Whinfield Residents Association

(Incorporating the Friends of Beech Wood)

Considerations for Objections to Land North of Sparrow Hall Drive Development

Some of the most common objections which are not material considerations but are often used against proposed planning applications are:
  • Loss of property value
  • Loss of view
  • Impact of construction work
  • Private rights of way
  • Fears of damage to property
  • Boundary disputes, covenants or other property rights
However, material considerations than can be used are (but are not limited to):
  • Loss of daylight/sunlight or overshadowing
  • Loss of privacy
  • Traffic & parking
  • Impact on trees & wildlife
  • Layout and density of buildings
  • Drainage and flood risk
  • Noise, dust, fumes etc
  • Impact on character or appearance of area
  • Impact on public rights of way
  • Impact on the community and other services
  • Government policy
  • Economic impact and sustainability
  • Scale and dominance
  • Disabled persons’ access
  • Proposals in the local development plan
Some specific considerations for objections to the land north of Sparrow Hall Drive development:

Loss of Open Space

It will result in the loss of wildlife friendly green space and an informal recreational open space.
It has not been demonstrated in the planning application that this loss will be replaced by an equivalent or better provision in terms of quantity & quality. This is contrary to the National Planning Policy Framework.
Brownfield sites are available in the borough and these should be given consideration prior to the development of public open green space.
It will result in Urban sprawl and does not reflect the character or needs of the area.

Social & Economic

Local schools and the health provision are already stretched with capacity issues. This development will place additional strain on those services with no clear guidance from Bellway in their planning application of how they will deal with these issues.
This development will potentially increase primary school numbers by 27-30 children creating additional burden on local primary schools.
There is also a significant lack of nursery provision in the Whinfield area and this development will create an additional extra burden on those facilities.
The potential additional burden on schools and health provision is contrary to the National Planning Policy objective of “supporting communities health, social & cultural wellbeing and should therefore be rejected.
The Darlington Strategic Housing Market Assessment (2015) states that there is a substantial need for affordable housing and for older people housing. The majority of this development is now for 3 bedroomed houses which does not support the housing need for Darlington.

Public Right of Way

The existing public right of way is proposed to be re-aligned through the housing development. This is apparently due to safety concerns about the new houses having a public right of way alongside their back gardens. This public right of way has been in existence for many years and already runs behind existing properties. There is no need to change this right of way as it can exist alongside this development.

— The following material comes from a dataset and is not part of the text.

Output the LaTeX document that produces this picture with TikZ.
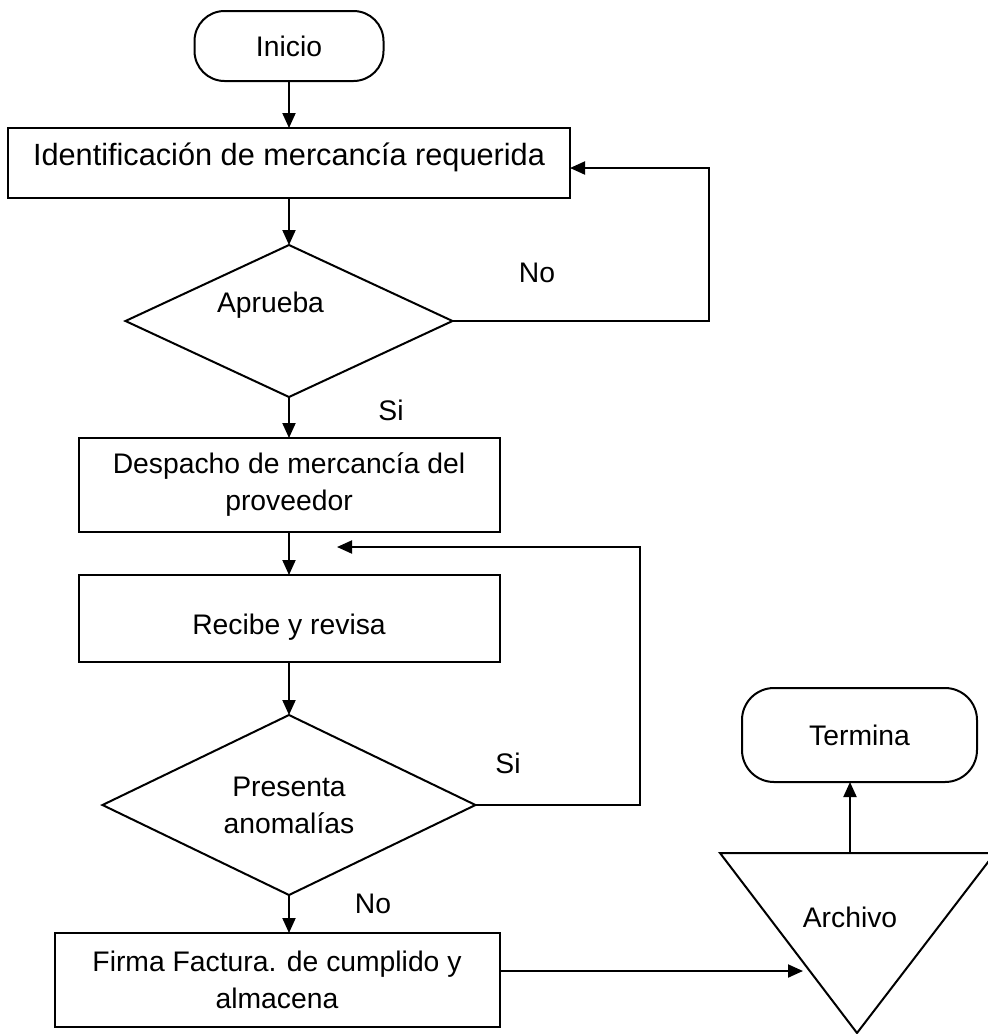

Given the distance from employment, the town centre and the nearest bus stops this development is highly likely to increase traffic and increase strain on the already near capacity A1150 at Whinfield Road. It will undoubtedly increase traffic congestion and pollution in the area.
The development is contrary to policy IN2 of the Draft Local Plan as more than 80% of the site is greater than 400m walking distance of a bus stop. The plans submitted state that access to the site is within 400m but this is just at the access point and not the development itself.
The National Planning Policy Framework states that development should seek to address the needs of people with disabilities & reduced mobility in relation to all modes of transport.
This is clearly not achieved if the nearest bus stop is in excess of 400m away and the nearest local facilities are over 600m away.
Resident and non-resident parking on Sparrow Hall Drive currently already severely reduces traffic flow and additional journeys at key parts of the day will impact on this severity resulting in traffic safety issues, especially now given the growth of this development.
The suggested additional journey data included in the application seems rather low considering that it is reasonable to assume that most of the dwellings will be occupied by families, many of whom will potentially have at least 2 cars.
The Transport Assessment or the Addendum report is not easy to comprehend and needs to be written in such a way which is open to scrutiny and examination by the general public which we feel it is currently not.
The suggestion that the junction of Whinbush Way/Whinfield Road will operate satisfactorily during peak periods is flawed. As it currently stands this junction does not operate properly during peak periods and an additional traffic from this development would exacerbate this problem further. The council have already highlighted the need for the Darlington Northern Link Road because of traffic issues along A1150/Whinfield Road.
The original study and the addendum study conducted by Bellway only looks at the impact of this development, however, there are also further developments within the ward, namely the impact of the Skerningham Garden Village and developments across the Borough which will also impact heavily on the A1150, Whinbush Way and Barmpton Lane. These will undoubtedly result in unacceptable levels of traffic congestion and traffic pollution in the Whinfield Ward. These should also absolutely be considered alongside this application as they cannot be separated.

General Comments

This site was included in the Draft Local Plan (albeit under the heading of Elm Tree) which was consulted upon earlier in the year. The whole point of the consultation was to ask the people of Darlington what they thought about the plan and where they wanted to see development and where they did not. The results of this consultation are yet to be published so, as this development was part of that consultation, it should be rejected until the outcome of that consultation and the Local Plan is approved. If not, then it would make a mockery of the whole consultation and Draft Plan process.